I wanted nothing more than to stop, creep quietly into the field and sit on its edge, in hiding, to see what they would do next. Maybe hold up a hand in a silent wave as they filed past, these sentinels of a past age when America was empty and there were no rumblings from the nearby road, when they didn’t have to adapt and adjust.


Further down the highway, another grunt and wave.

“Turkey,” this time.

A dozen Tom’s strutted stiffly along a dirt path. In plain sight, which is rare in any setting, but these seemed especially bold in their morning outing.

I like the eagle, with his fierceness and representation of all that is proud in America, but the turkey needs some credit. Hiding, aloof, noted only for their function as a palatable entrée on a day in November.

They looked awfully much like the free and proud bird that they are, greeting us to the Shore.


Drivers of pickup trucks who wave at like kind. That curious little lift of the hand from the steering wheel. That casual but oh-so-reliable acknowledgment.

Houses left to the elements, a front porch sagging and a roof nearly fallen in. Elegant in their day, abandoned and having weeds gone wild in the yard. Perhaps a barn out back, gray, and without a door. I want to stop and look, set feet to the porch of the house, put to right in my mind the farmer or merchant that lived here, long ago. When the America That Was really was, or really could be.

Billboards without apology. “Seafood – one mile!” and a picture of a crab with large claws or flounder with exaggerated belly. A mile goes by and a low riding, one story white shack, with many handbuilt additions and roofs of differing materials. Two pickup trucks outside, an oyster shell parking lot. Smoke from a tin stack. A warping screen door. “Best fresh fish on the Shore!” Their signs may be excited, but the owners assuredly are not. It is, after all, just fish, and just another day, where the takers of fish are concerned. A dollar more or less. We will eat tonight, and so will you, with our fish helping you along the way.

A big brick church. Many cars outside, for this morning drive, and it makes me curious. Why? And it dawns on me that this is an unheralded prayer breakfast for the men. To sit and slowly swipe egg yolk from the plate with a biscuit and be steeped in the company of others, the others who you see every day in this smallest of towns. To pray with the others, to feel warmth and the feeling that yes, you are doing something worthwhile. Pray for rain, for the crops, pray for the sick, the child at home. It can’t do any harm.

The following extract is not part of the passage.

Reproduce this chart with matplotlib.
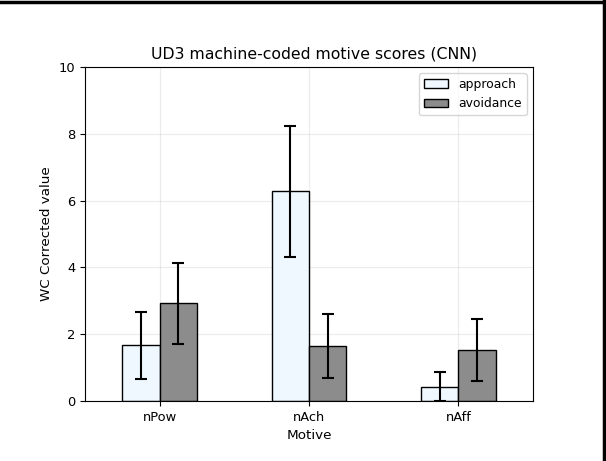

To most of all stand and listen to the silence. There is a lot of that on the Shore. It fills and vacuums the ear, it rushes by with a wind that comes from the Bay, and the wind makes a sound, but it is not the sound of haste and hurry and things made by man. You can stand on a land between waters, and feel lonely, and taste wind on your face. See what deer see, crunch crops beneath feet shod with boots of leather and rubber. Walk the land, see clouds with rain and know what they are useful for.

Be sure – there is an America. I can feel it, this small part of it. I work in it and it is good.